The message from the Solicitors Regulation Authority (SRA) is loud and clear. Alternative Business Structures (ABS) are coming and despite the delay they will soon be in position to begin accepting applications.
Despite missing the original 6 October date to begin issuing licenses to either new entrants or new-look, entrepreneurial law firms, the SRA is in no mood to accept blame for the situation which has developed. Reaction has ranged from “a credibility blow for the new regime” to “a shambles” from one leading legal commentator, but Chief Executive Antony Townsend pulled no punches when he blasted the “mischievous reporting” of recent weeks.
Speaking at a Claims Management magazine seminar in Birmingham in mid-October which was sponsored by Eclipse Legal Systems, Townsend was asked to explain the reasons behind the delay when fellow regulator the Council for Licensed Conveyancers did keep its promise and began accepting applications on the 6th. He revealed that the mechanism for appeals against SRA decisions and the provision to exempt owners and managers from the Rehabilitation of Offenders Act were behind the delay.
“We share the frustration of potential applicants and are working with the Legal Services Board (LSB) and Ministry of Justice (MoJ) to get clarity about the Parliamentary timetable,” he told the audience.
“The framework is we had to get our plans approved first by the Law Society Council and then by the LSB which we did on time. Even as late as August the MoJ might have been persuaded that they could get it through Parliament by October but it was only late in the summer that it became apparent that the small chance had fallen through. I’m very sorry that has happened but the one thing I’m not going to do is take the blame for it because actually we delivered on our side of the bargain.”
Townsend used the forum to reveal to representatives from the claimant, defendant, insurance and claims management camps that, despite uncertainty still abounding, the SRA is now planning to open its books to applicants in December. They would then be in a position to begin issuing licences in late January or February.
“We did our best to be ready for 6 October,” he continued. “We are now working hard to ensure the new year target will be met. We will keep up the political pressure in order to deliver. I do appreciate it is a very difficult position for those who have carefully drawn up business plans.”
So it seems that Westminster wheels are turning, but they are doing so frustratingly slowly for those firms and individual entrepreneurs out there who had 6 October as central to plans for the future.
Level of interest
When ABS was first mooted following the Clementi report of 2004 and more formerly in the Legal Services Act three years later, the impact on the industry was predicted to be immense. With major institutions like banks, insurers and supermarkets all said to be jostling for position on the start line ready to take advantage of deregulation in the marketplace, the future could well be bleak for traditional, more high street type of providers. However, what the SRA did also reveal in Birmingham was the level of interest it has received so far, and that hardly indicates such a scenario.
Around 500 general enquiries have been received over the summer and early autumn, but from that initial figure only 15 “serious discussions” are currently continuing.

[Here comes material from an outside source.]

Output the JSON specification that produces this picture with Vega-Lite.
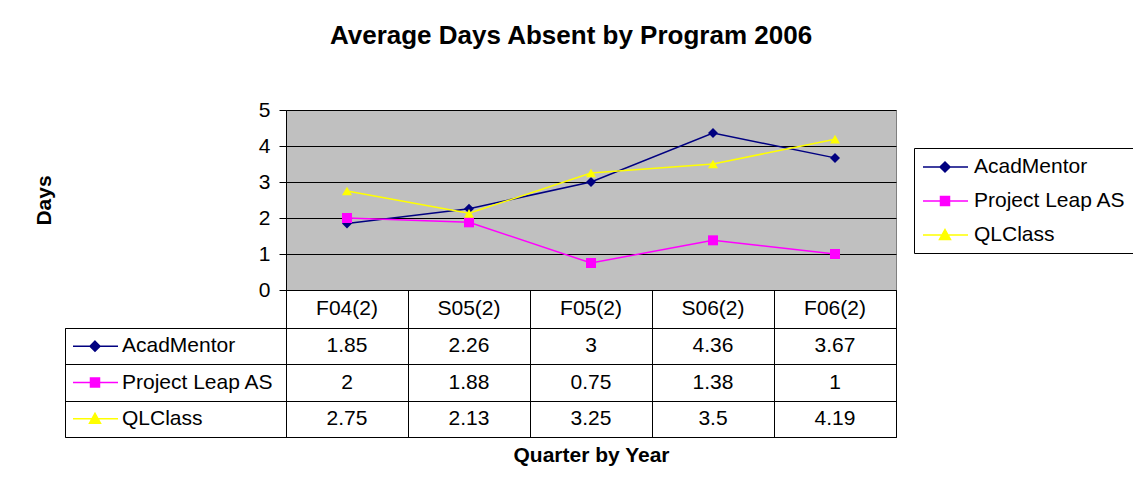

The general feedback from the profession has been described as “positive” but the SRA believes many potential ABS are watching and waiting for the initial rush to pass before formerly launching their own plans. To date just six different types of organisation have shown an official interest in being licensed for this new era by the SRA. There is little surprise that claims management companies and law firms lead the way, but other interest groups include major retailers, accountancy firms, loss adjusters and private equity houses.
So it seems that if the SRA does deliver on its latest promise to begin the rollout process in late January or early February, the pace of change in the early part of 2012 is likely to be more steady than spectacular.
N.B. The Council for Licensed Conveyancers (CLC) did begin licensing ABS on 6 October as previously planned. However, the CLC can only act as a licensing authority for its current existing reserved legal activities which are probate, reserved instrument activities and the administration of oaths.